Dans le premier moment, Paul avait voulu généreusement braver l'orage et proclamer la vérité devant un auditoire tel qu'il ne l'avait jamais encore eu. Ses amis et les chefs de la cité l'en dissuadèrent. Ces derniers sont nommés les Asiarques, c'est-à-dire les membres d'un corps électif de représentants des différentes villes de la province d'Asie, corps qui, dans l'origine, avait été ce que nous appellerions aujourd'hui le conseil fédéral de toutes ces petites républiques municipales indépendantes. Depuis la conquête des Romains, cette institution n'avait plus d'importance politique; les Asiarques ne surveillaient plus que les affaires du culte et les jeux publics, qui rentraient, les uns et les autres, dans la sphère des intérêts fédéraux.

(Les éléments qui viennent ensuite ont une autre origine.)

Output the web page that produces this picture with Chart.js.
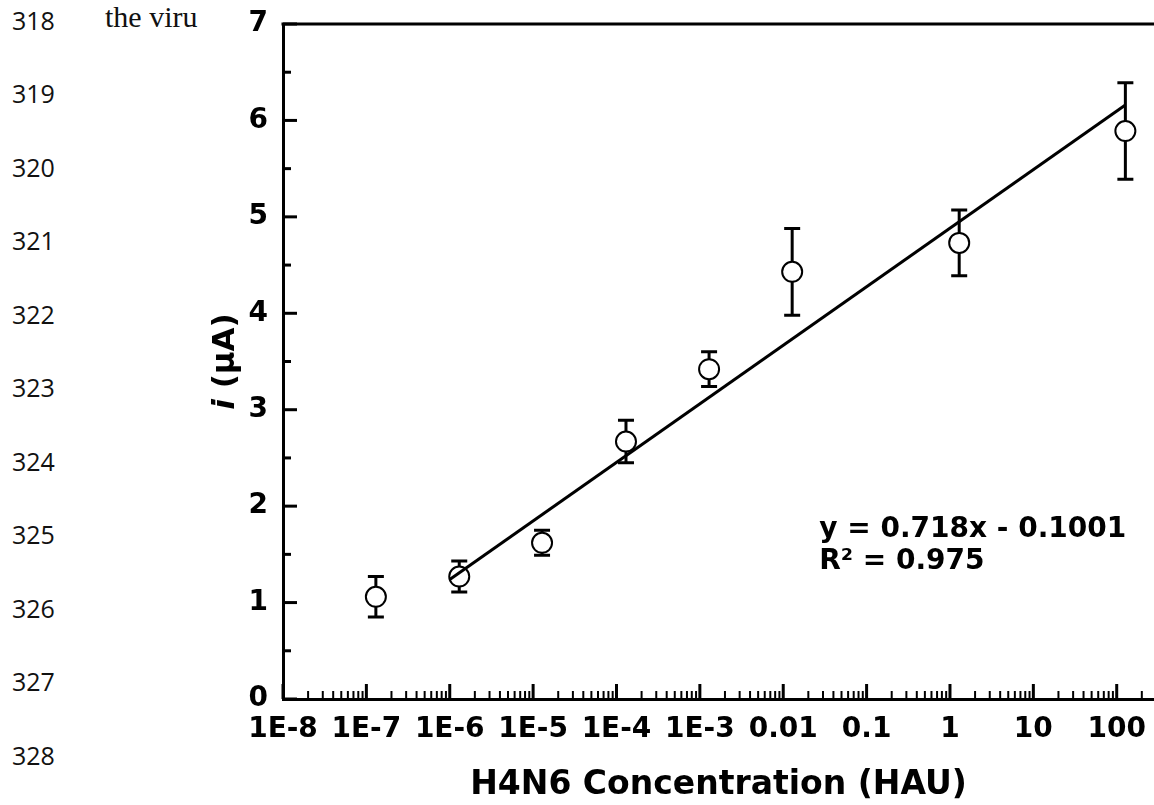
<!DOCTYPE html>
<html>
<head>
<meta charset="utf-8">
<script src="https://cdn.jsdelivr.net/npm/chart.js@4.4.1/dist/chart.umd.min.js"></script>
<style>
  body { margin: 0; background: #fff; width: 1154px; height: 805px; overflow: hidden; position: relative; }
  .num { position: absolute; left: 12px; font: 25px "Open Sans", sans-serif; line-height: 30px; color: #111; }
  #prose { position: absolute; left: 105px; top: -1px; font: 30px "Liberation Serif", serif; line-height: 36px; color: #111; white-space: nowrap; }
  #wrap { position: absolute; left: 198px; top: 0; width: 956px; height: 805px; background: #fff; }
</style>
</head>
<body>
<div id="prose">the virus</div>
<div id="wrap"><canvas id="c"></canvas></div>
<script>
// values
const xValues = [1.3e-7, 1.3e-6, 1.28e-5, 1.3e-4, 1.29e-3, 0.0128, 1.29, 127];
const yMeans  = [1.06, 1.27, 1.62, 2.67, 3.42, 4.43, 4.73, 5.89];
const yErrors = [0.21, 0.16, 0.13, 0.22, 0.18, 0.45, 0.34, 0.50];

const fitX = [1.0e-6, 127];
const fitY = [1.24, 6.16];

const xTickValues = [1e-8, 1e-7, 1e-6, 1e-5, 1e-4, 1e-3, 0.01, 0.1, 1, 10, 100];
const xTickLabels = ['1E-8', '1E-7', '1E-6', '1E-5', '1E-4', '1E-3', '0.01', '0.1', '1', '10', '100'];
const yTickValues = [0, 1, 2, 3, 4, 5, 6, 7];
const xMin = 1e-8, xMax = 280;

const eqLines = ['y = 0.718x - 0.1001', 'R\u00b2 = 0.975'];
const eqX = 0.027;
const eqY = [1.76, 1.42];

const lineNumbers = [318, 319, 320, 321, 322, 323, 324, 325, 326, 327, 328];

lineNumbers.forEach((n, i) => {
    const d = document.createElement('div');
    d.className = 'num';
    d.textContent = n;
    d.style.top = (20.5 + 73.5 * i - 16) + 'px';
    document.body.appendChild(d);
});

const FONT = '"DejaVu Sans", sans-serif';

const axisDecor = {
    id: 'axisDecor',
    beforeDatasetsDraw(chart) {
        const { ctx, scales: { x, y } } = chart;
        ctx.save();
        ctx.strokeStyle = '#000';
        ctx.lineWidth = 3;
        xValues.forEach((xv, i) => {
            const px = x.getPixelForValue(xv);
            const top = y.getPixelForValue(yMeans[i] + yErrors[i]);
            const bot = y.getPixelForValue(yMeans[i] - yErrors[i]);
            ctx.beginPath();
            ctx.moveTo(px, top); ctx.lineTo(px, bot);
            ctx.moveTo(px - 8, top); ctx.lineTo(px + 8, top);
            ctx.moveTo(px - 8, bot); ctx.lineTo(px + 8, bot);
            ctx.stroke();
        });
        ctx.restore();
    },
    afterDraw(chart) {
        const { ctx, chartArea: area, scales: { x, y } } = chart;
        ctx.save();
        ctx.strokeStyle = '#000';

        // top frame line
        ctx.lineWidth = 3;
        ctx.beginPath();
        ctx.moveTo(area.left - 1.5, area.top);
        ctx.lineTo(area.right, area.top);
        ctx.stroke();

        // inward ticks, y
        yTickValues.forEach(v => {
            const py = y.getPixelForValue(v);
            ctx.beginPath(); ctx.moveTo(area.left, py); ctx.lineTo(area.left + 14, py); ctx.stroke();
            if (v < 7) {
                const pm = y.getPixelForValue(v + 0.5);
                ctx.beginPath(); ctx.moveTo(area.left, pm); ctx.lineTo(area.left + 8, pm); ctx.stroke();
            }
        });

        // inward ticks, x (decades + minor)
        xTickValues.forEach(v => {
            const px = x.getPixelForValue(v);
            ctx.lineWidth = 3;
            ctx.beginPath(); ctx.moveTo(px, area.bottom); ctx.lineTo(px, area.bottom - 15); ctx.stroke();
            ctx.lineWidth = 2;
            for (let m = 2; m <= 9; m++) {
                const mv = m * v;
                if (mv > xMax) break;
                const pm = x.getPixelForValue(mv);
                ctx.beginPath(); ctx.moveTo(pm, area.bottom); ctx.lineTo(pm, area.bottom - 8); ctx.stroke();
            }
        });

        // y axis title: i (μA)
        ctx.fillStyle = '#000';
        ctx.translate(area.left - 49, (area.top + area.bottom) / 2);
        ctx.rotate(-Math.PI / 2);
        ctx.textBaseline = 'alphabetic';
        const f1 = 'italic bold 31px ' + FONT;
        const f2 = 'bold 31px ' + FONT;
        ctx.font = f1; const w1 = ctx.measureText('i').width;
        ctx.font = f2; const w2 = ctx.measureText(' (\u03bcA)').width;
        const start = -(w1 + w2) / 2;
        ctx.font = f1; ctx.fillText('i', start, 0);
        ctx.font = f2; ctx.fillText(' (\u03bcA)', start + w1, 0);
        ctx.restore();

        // regression equation
        ctx.save();
        ctx.fillStyle = '#000';
        ctx.font = 'bold 28px ' + FONT;
        ctx.textBaseline = 'middle';
        eqLines.forEach((t, i) => {
            ctx.fillText(t, x.getPixelForValue(eqX), y.getPixelForValue(eqY[i]));
        });
        ctx.restore();
    }
};

new Chart(document.getElementById('c'), {
    data: {
        datasets: [
            {
                type: 'line',
                data: fitX.map((v, i) => ({ x: v, y: fitY[i] })),
                borderColor: '#000',
                borderWidth: 3,
                pointRadius: 0,
                fill: false,
                order: 0
            },
            {
                type: 'scatter',
                data: xValues.map((v, i) => ({ x: v, y: yMeans[i] })),
                pointRadius: 10,
                pointBorderWidth: 2,
                pointBackgroundColor: '#fff',
                pointBorderColor: '#000',
                order: 1
            }
        ]
    },
    options: {
        responsive: true,
        maintainAspectRatio: false,
        animation: false,
        layout: { autoPadding: false, padding: { top: 24, left: 0, right: 0, bottom: 0 } },
        plugins: { legend: { display: false }, tooltip: { enabled: false } },
        scales: {
            x: {
                type: 'logarithmic',
                min: xMin,
                max: xMax,
                afterBuildTicks: s => { s.ticks = xTickValues.map(v => ({ value: v })); },
                afterFit: s => { s.height = 106; s.paddingLeft = 0; s.paddingRight = 0; },
                grid: { display: false, drawTicks: false },
                border: { display: true, color: '#000', width: 3 },
                ticks: {
                    autoSkip: false,
                    maxRotation: 0,
                    padding: 14,
                    color: '#000',
                    font: { family: FONT, size: 28, weight: 'bold' },
                    callback: (v, i) => xTickLabels[i]
                },
                title: {
                    display: true,
                    text: 'H4N6 Concentration (HAU)',
                    color: '#000',
                    font: { family: FONT, size: 33, weight: 'bold' },
                    padding: { top: 0, bottom: 0 }
                }
            },
            y: {
                min: 0,
                max: 7,
                afterBuildTicks: s => { s.ticks = yTickValues.map(v => ({ value: v })); },
                afterFit: s => { s.width = 85; s.paddingTop = 0; s.paddingBottom = 0; },
                grid: { display: false, drawTicks: false },
                border: { display: true, color: '#000', width: 3 },
                ticks: {
                    padding: 15,
                    color: '#000',
                    font: { family: FONT, size: 28, weight: 'bold' }
                }
            }
        }
    },
    plugins: [axisDecor]
});
</script>
</body>
</html>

Cependant il était à craindre que cette assemblée tumultueuse n'en vînt à des excès. Comme il résulte de notre texte, les Juifs, présents en nombre, finirent par comprendre qu'il s'agissait d'antipathies religieuses, et craignant que la haine populaire ne se portât contre eux dans cette occasion, comme elle avait coutume de le faire périodiquement, ils essayèrent de séparer leur cause de celle des chrétiens, avec lesquels on les confondait encore habituellement. Ils poussèrent donc un des leurs à la tribune, mais celui-ci ne parvint pas à se faire entendre.

Enfin, un magistrat, le greffier ou secrétaire qui fonctionnait ordinairement dans les assemblées du peuple et que tout le monde connaissait, parut sur la scène et obtint un moment de silence. Il en profita pour faire comprendre à cette masse de gens, qui ne savaient pas ce qu'ils voulaient, que les affaires privées se traitaient ailleurs, et les affaires publiques tout autrement. La bourgeoisie et la populace d'Éphèse étaient assez bien disciplinées déjà sous la férule romaine, pour comprendre à demi-mot qu'il y avait tout à perdre et rien à gagner à ce que l'ordre public fut troublé. Il restait si peu de libertés aux Grecs, sujets de Rome, que les hommes sensés étaient forcément conservateurs.